Control keys like you control payroll access

Where possible, use customer-managed keys or a clear key-rotation policy with defined administrative boundaries. If the vendor alone controls all keys, your security posture depends entirely on their internal governance. Key management should be coupled with strict access logging and alerting, so you can detect unusual admin activity and revoke access quickly. This is similar to the governance mindset required in fiduciary financial systems, where control over sensitive assets cannot be casual.

Make privileged access exceptional, not routine

Vendor support access should be time-bound, approved, and fully logged. Internal administrators should use least-privilege roles, and document reviewers should not be able to alter raw source files without leaving a trace. Add SSO, MFA, session timeout controls, and device trust requirements. If your platform is cloud-native, design the access model as intentionally as you would a production system in repairable hardware and productivity programs or lightweight infrastructure environments.

Human-in-the-loop review: where judgment must stay human

Define review gates by risk level

Not every AI-generated output needs the same level of scrutiny, but immigration workflows should always include at least one human approval gate before filing or external transmission. High-risk items such as identity discrepancies, missing signatures, conflicting dates, or unusual document combinations should require senior review. Lower-risk tasks like file naming, page counting, and first-pass categorization can be reviewed more lightly, provided the system logs its confidence and the reviewer sees the source image beside the extraction.

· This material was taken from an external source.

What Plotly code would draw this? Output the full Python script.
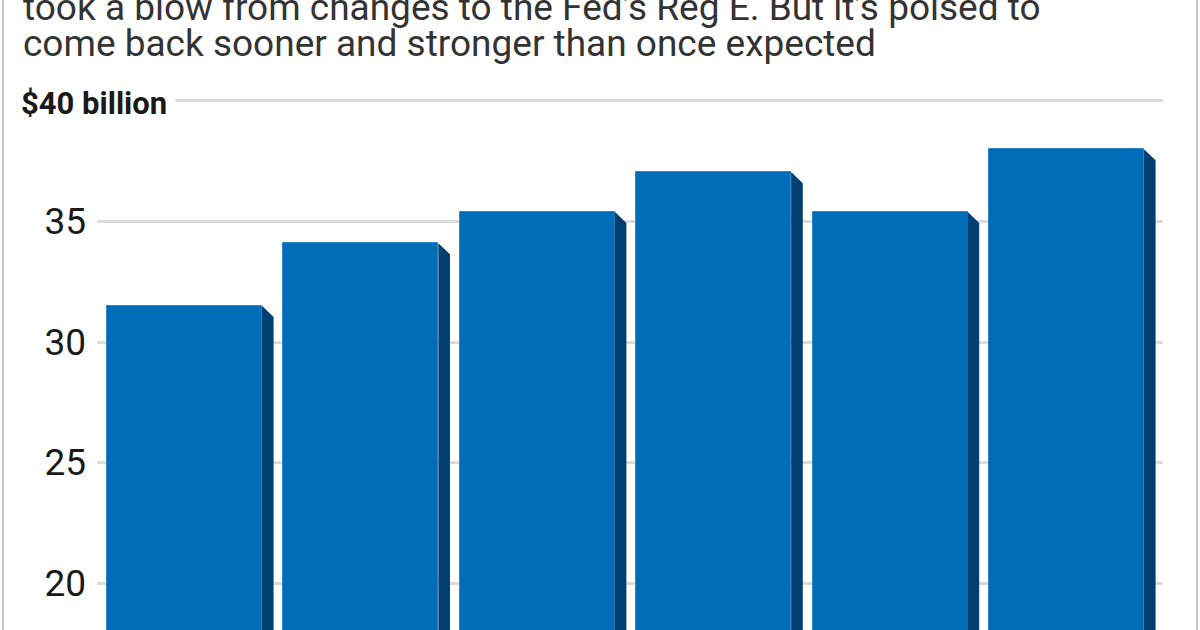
import plotly.graph_objects as go

# Data
categories = ["A", "B", "C", "D", "E", "F"]
values = [31.5, 34.1, 35.4, 37.05, 35.4, 38.0]
tick_vals = [20, 25, 30, 35]
tick_text = ["20", "25", "30", "35"]
top_tick = 40
top_tick_label = "$40 billion"
subtitle_lines = [
    "took a blow from changes to the Fed\u2019s Reg E. But it\u2019s poised to",
    "come back sooner and stronger than once expected",
]

FRONT = "#006db8"
SIDE = "#003f72"
bar_w = 0.878
dx = 0.066
dy = 0.46
y_lo, y_hi = 18.05, 40.456

# plot area in page pixels
L, R, T, B = 97, 1163, 90, 630
PW, PH = R - L, B - T


def px_x(p):
    return (p - L) / PW


def px_y(p):
    return 1 + (T - p) / PH


xs = list(range(len(categories)))
fig = go.Figure()

# Side faces (3D effect) computed from values
for i, v in zip(xs, values):
    xr = i + bar_w / 2
    fig.add_trace(go.Scatter(
        x=[xr, xr + dx, xr + dx, xr, xr],
        y=[v, v - dy, y_lo - 1, y_lo - 1, v],
        fill="toself", fillcolor=SIDE, mode="lines",
        line=dict(width=0, color=SIDE), hoverinfo="skip", showlegend=False,
    ))

fig.add_trace(go.Bar(
    x=xs, y=values, width=bar_w,
    marker=dict(color=FRONT, line=dict(width=1, color="#2d86c8")),
    showlegend=False,
))

fig.add_annotation(
    x=px_x(12), xref="paper", xanchor="left",
    y=top_tick, yref="y", yanchor="middle", yshift=-3,
    text="<b>" + top_tick_label + "</b>", showarrow=False, align="left",
    font=dict(family="Roboto, Liberation Sans, Arial", size=31, color="#1a1a1a"),
    bgcolor="white", borderpad=8,
)

centers = [7, 44]
for k, line in enumerate(subtitle_lines):
    fig.add_annotation(
        x=px_x(21), xref="paper", y=px_y(centers[k]), yref="paper",
        text=line, showarrow=False, xanchor="left", yanchor="middle",
        font=dict(family="Roboto, Liberation Sans, Arial", size=37, color="#333333"),
    )

fig.update_layout(
    width=1200, height=630,
    margin=dict(l=L, r=1200 - R, t=T, b=630 - B),
    paper_bgcolor="white", plot_bgcolor="white",
    bargap=0,
    xaxis=dict(range=[-0.496, 5.547], showticklabels=False, showgrid=False,
               zeroline=False, showline=False, ticks=""),
    yaxis=dict(range=[y_lo, y_hi], tickvals=tick_vals + [top_tick], ticktext=tick_text + [""],
               showgrid=True, gridcolor="#dcdcdc", gridwidth=3, zeroline=False,
               showline=False, ticks="", ticklabelstandoff=10, automargin=False,
               tickfont=dict(family="Roboto, Liberation Sans, Arial", size=37, color="#1a1a1a")),
    shapes=[
        dict(type="line", xref="paper", yref="paper", x0=px_x(3), x1=px_x(3),
             y0=-0.2, y1=1.2, line=dict(color="#c8c8c8", width=2)),
        dict(type="line", xref="paper", yref="paper", x0=px_x(1197), x1=px_x(1197),
             y0=-0.2, y1=1.2, line=dict(color="#c8c8c8", width=2)),
    ],
)

fig.write_html("out.html", config={"displayModeBar": False},
               post_script="document.body.style.margin='0';")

Make reviewers responsible for final quality, not rework

The purpose of human review is to validate and correct exceptions, not to retype every field. If reviewers spend all their time replacing the AI, the system is poorly designed. A well-built interface shows the extracted data, confidence scores, and source snippets side by side so the reviewer can approve quickly or flag anomalies. This is consistent with the productivity philosophy behind AI tools that scale individual output while preserving professional oversight.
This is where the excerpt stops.